- Born: October 8, 1959 (age 66) Webster, Massachusetts
- Occupations: Dancer, Educator
- Known for: Founding Member of the American Tap Dance Orchestra (ATDO) 1986-1995
- Awards: 2013 American Tap Dance Foundation Hoofer Award

= Barbara Duffy =

American dancer and educator

Barbara Duffy (born October 8, 1959) is an American dancer and educator. Duffy performs tap dance, teaches dance, and also choreographs dances. Duffy has formed several dance groups in New York City and has appeared on Sesame Street and 60 Minutes.

==Biography==

Barbara Duffy was born in Webster, Massachusetts on October 8, 1959. Duffy started dancing at age six, taking lessons from Doris McGeary and went on to study with Esther Dolan in the 1980s. In Brookline, Massachusetts, she studied dance with Leon Collins, C.B. Hetherington, Pam Raff, and Diane Walker. Duffy moved to New York City in 1985, where she became a founding member of the American Tap Dance Orchestra (ATDO) in 1986, which she danced with until 1995. Also in the 1990s, Duffy appeared on Sesame Street, playing a "tap-dancing cowgirl sidekick." She also appeared on 60 Minutes, dancing with Gregory Hines. In 1997, she was chosen by Hines to appear at a presidential gala performance, dancing with Mark Mendonca and Cyd Glover.
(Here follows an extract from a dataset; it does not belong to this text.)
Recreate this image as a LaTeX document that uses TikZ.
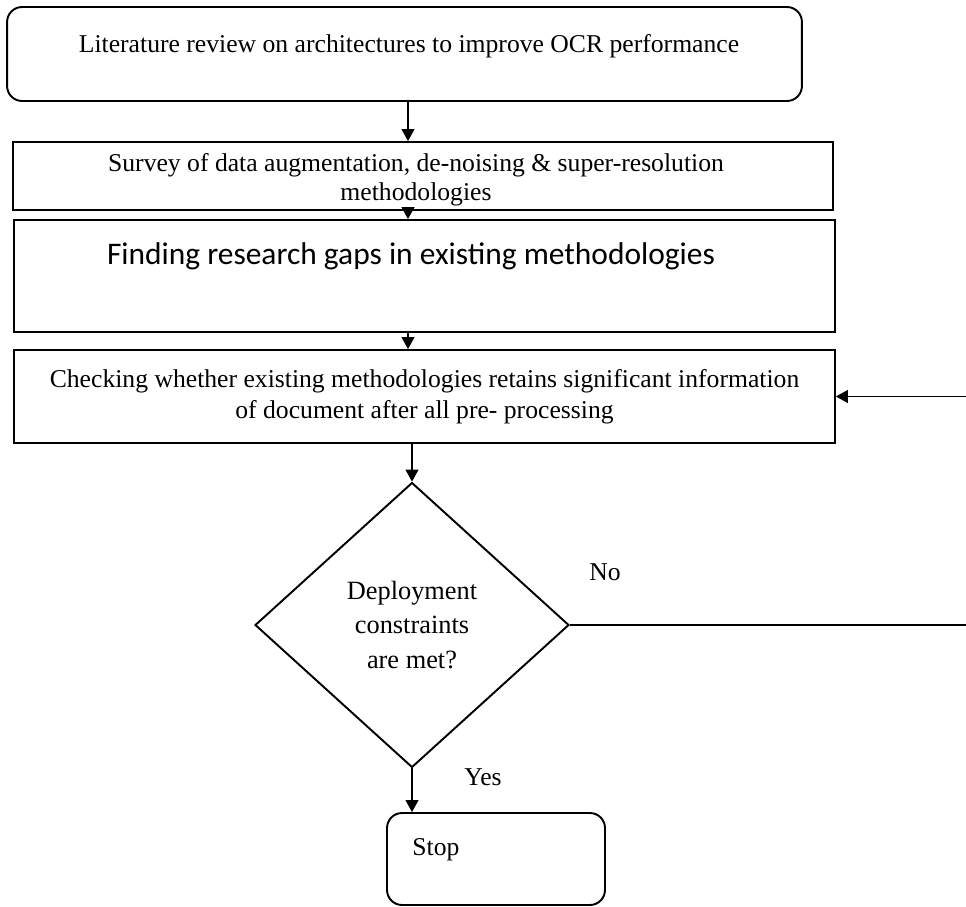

Duffy formed a group of dancers, Barbara Duffy and Company in 2000. The dancers included Lynn Schwab, Cintia Chamecki and Pia Neises. The group debuted in Speedball at the New York City Tap Festival in 2001. The group was reorganized in 2007 and again debuted at the festival, dancing 423-4323.

Duffy dances, choreographs dance shows, and teaches dance. She has taught at Steps on Broadway and Broadway Dance Center in New York. In 2013, Duffy was presented with the Hoofer Award from the American Tap Dance Foundation (ATDF).